Obviously, the example in column 3 of table 1 is extreme.  A farm would not likely increase taxable income this much.  However, if the farm was interested in purchasing machinery and equipment before the first of the year using section 179 deductions or bonus depreciation, this change in the marketing plan may make sense.  The point is that changes in the proportions of crops sold before and after the first of the year impact net farm profit.

Concluding Comments

Accrual accounting provides a more accurate assessment of annual farm profit than cash accounting.  To compute accrual net farm income, a farm needs Schedule F information and accurate beginning and ending balance sheets.  It is also important that the farm’s balance sheet is created at the same time (e.g., early January) each year.

This article examined the impact of changes in prepaid expenses and crop inventories on accrual and cash net farm income.  Changes in prepaid expenses and crop inventories have a large impact on net farm profit.  Farms that change their prepaid input purchase decisions and their crop marketing plans from one year to the next will increase the difference between their net farm profit and accrual net farm income.  In these instances, net farm profit becomes a very inadequate measure of farm profitability.
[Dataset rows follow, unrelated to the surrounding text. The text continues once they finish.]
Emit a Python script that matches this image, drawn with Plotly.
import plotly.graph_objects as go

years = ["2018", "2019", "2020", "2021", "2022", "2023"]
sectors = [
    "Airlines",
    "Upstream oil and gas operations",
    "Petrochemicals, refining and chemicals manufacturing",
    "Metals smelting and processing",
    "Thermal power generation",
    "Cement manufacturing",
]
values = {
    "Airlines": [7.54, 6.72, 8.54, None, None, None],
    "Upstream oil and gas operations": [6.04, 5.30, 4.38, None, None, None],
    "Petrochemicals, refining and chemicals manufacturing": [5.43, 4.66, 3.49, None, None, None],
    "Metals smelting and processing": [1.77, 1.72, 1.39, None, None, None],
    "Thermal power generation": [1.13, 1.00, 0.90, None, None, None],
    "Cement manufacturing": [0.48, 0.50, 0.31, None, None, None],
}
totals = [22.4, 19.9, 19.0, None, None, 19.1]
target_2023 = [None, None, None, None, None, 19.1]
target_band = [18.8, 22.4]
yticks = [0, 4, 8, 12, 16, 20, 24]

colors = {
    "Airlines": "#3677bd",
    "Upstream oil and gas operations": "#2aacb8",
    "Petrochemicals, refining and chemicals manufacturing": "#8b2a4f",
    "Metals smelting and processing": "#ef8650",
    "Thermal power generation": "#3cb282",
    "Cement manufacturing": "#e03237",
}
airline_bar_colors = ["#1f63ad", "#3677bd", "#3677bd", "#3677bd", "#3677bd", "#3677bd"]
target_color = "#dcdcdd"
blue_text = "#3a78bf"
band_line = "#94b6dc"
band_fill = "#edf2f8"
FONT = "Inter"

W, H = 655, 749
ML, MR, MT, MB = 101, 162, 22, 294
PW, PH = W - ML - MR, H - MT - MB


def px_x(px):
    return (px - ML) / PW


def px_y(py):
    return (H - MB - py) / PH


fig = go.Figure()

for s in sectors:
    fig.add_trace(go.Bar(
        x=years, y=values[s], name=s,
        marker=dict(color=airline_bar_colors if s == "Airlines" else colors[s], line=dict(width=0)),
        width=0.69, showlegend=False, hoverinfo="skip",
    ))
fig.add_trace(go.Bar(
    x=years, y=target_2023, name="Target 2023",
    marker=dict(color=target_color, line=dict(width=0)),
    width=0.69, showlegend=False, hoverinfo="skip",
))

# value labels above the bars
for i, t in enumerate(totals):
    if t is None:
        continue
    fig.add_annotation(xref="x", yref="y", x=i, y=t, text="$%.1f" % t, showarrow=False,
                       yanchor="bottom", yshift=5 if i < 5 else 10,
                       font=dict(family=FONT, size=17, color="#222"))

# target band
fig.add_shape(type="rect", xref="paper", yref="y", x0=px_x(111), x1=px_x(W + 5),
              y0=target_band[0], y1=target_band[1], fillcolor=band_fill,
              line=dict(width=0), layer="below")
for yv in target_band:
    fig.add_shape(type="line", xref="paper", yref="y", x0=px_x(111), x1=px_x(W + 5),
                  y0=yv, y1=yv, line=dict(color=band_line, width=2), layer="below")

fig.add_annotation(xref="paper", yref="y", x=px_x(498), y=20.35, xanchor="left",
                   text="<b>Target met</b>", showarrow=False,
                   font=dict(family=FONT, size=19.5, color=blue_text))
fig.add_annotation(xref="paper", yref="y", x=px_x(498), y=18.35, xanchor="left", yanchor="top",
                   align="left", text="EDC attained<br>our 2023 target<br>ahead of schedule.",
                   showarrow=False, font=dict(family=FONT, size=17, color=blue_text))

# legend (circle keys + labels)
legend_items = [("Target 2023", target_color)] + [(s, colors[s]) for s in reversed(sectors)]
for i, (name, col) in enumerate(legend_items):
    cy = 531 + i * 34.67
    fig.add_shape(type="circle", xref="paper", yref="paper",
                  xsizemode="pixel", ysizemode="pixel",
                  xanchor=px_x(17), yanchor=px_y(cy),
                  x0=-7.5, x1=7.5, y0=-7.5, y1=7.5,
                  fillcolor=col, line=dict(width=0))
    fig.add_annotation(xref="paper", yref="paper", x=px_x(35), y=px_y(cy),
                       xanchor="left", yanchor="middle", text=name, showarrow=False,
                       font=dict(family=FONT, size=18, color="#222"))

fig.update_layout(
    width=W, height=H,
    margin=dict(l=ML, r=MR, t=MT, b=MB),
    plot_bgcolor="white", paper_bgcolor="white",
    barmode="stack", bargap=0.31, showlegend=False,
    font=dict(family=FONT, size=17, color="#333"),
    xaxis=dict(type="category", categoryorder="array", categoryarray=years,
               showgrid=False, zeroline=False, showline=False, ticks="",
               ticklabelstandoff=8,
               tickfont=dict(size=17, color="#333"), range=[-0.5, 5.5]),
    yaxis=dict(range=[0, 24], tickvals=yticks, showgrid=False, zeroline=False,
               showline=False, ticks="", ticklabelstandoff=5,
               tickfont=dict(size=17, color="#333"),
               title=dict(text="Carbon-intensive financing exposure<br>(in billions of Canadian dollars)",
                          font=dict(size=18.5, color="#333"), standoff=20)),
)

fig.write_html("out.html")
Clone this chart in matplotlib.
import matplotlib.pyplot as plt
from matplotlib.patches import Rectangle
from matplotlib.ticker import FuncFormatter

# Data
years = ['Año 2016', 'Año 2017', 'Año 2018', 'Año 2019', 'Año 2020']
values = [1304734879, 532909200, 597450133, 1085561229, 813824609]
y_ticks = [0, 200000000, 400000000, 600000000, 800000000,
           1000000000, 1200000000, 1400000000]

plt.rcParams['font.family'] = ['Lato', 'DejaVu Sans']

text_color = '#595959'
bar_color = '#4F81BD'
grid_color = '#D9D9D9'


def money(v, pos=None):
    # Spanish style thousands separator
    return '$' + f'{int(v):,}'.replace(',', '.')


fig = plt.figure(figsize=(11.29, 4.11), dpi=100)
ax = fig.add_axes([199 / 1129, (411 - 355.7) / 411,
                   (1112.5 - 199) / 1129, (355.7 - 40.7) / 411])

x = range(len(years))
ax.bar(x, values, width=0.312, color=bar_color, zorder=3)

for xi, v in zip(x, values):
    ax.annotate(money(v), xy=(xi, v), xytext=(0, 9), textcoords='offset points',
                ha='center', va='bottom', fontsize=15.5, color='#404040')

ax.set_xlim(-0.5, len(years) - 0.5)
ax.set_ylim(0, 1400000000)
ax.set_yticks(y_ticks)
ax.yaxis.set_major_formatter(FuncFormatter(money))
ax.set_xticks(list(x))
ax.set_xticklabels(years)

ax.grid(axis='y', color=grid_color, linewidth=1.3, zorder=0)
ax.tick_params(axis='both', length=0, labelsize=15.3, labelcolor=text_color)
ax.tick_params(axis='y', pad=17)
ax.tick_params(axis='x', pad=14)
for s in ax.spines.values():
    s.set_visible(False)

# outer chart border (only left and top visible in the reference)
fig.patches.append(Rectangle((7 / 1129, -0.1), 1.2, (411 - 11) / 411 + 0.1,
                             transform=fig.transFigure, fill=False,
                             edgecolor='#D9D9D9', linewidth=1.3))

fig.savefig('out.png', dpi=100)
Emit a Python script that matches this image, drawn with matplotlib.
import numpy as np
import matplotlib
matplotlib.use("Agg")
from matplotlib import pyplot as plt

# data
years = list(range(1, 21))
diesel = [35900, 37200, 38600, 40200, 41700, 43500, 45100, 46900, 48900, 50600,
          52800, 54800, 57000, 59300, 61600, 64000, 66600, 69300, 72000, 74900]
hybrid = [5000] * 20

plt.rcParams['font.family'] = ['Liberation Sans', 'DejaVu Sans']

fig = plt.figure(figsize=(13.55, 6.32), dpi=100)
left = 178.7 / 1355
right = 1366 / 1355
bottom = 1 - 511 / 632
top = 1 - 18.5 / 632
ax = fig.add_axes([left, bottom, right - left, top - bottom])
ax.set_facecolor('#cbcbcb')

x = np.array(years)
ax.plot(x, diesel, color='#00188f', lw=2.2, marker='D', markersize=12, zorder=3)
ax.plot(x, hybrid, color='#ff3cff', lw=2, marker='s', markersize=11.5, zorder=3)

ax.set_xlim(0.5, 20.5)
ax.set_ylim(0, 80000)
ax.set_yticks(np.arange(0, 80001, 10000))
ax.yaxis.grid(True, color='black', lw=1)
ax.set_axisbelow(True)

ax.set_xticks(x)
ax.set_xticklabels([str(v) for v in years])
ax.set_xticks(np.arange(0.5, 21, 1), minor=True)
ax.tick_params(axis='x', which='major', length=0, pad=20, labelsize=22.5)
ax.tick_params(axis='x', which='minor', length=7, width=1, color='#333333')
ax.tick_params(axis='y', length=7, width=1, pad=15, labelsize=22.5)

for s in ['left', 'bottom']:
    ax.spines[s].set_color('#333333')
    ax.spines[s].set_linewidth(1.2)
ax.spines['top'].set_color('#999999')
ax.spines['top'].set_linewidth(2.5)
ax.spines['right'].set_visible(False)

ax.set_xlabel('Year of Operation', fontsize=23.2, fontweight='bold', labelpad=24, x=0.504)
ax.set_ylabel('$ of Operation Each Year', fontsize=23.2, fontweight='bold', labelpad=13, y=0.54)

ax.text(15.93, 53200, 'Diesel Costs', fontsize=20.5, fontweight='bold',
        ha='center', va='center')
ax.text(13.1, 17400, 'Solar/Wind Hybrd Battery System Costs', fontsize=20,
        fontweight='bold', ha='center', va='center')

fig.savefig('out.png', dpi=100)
In summary, it is important for farms to compute both net farm profit and accrual net farm income.  Net farm profit is used to compute tax obligations.  Accrual net farm income is used to compute key financial ratios; such as the total expense ratio, operating profit margin ratio, return on assets, return on equity, and repayment measures; and to benchmark financial performance.

 


Citations

Farm Financial Standards Council.  “Financial Guidelines for Agriculture”, January 2017. https://ffsc.org/index.php/2017/01/01/2017-financial-guidelines-available/

Kay, R.D., W.M. Edwards, and P.A. Duffy.  Farm Management, Eighth Edition.  New York:  McGraw-Hill, 2016.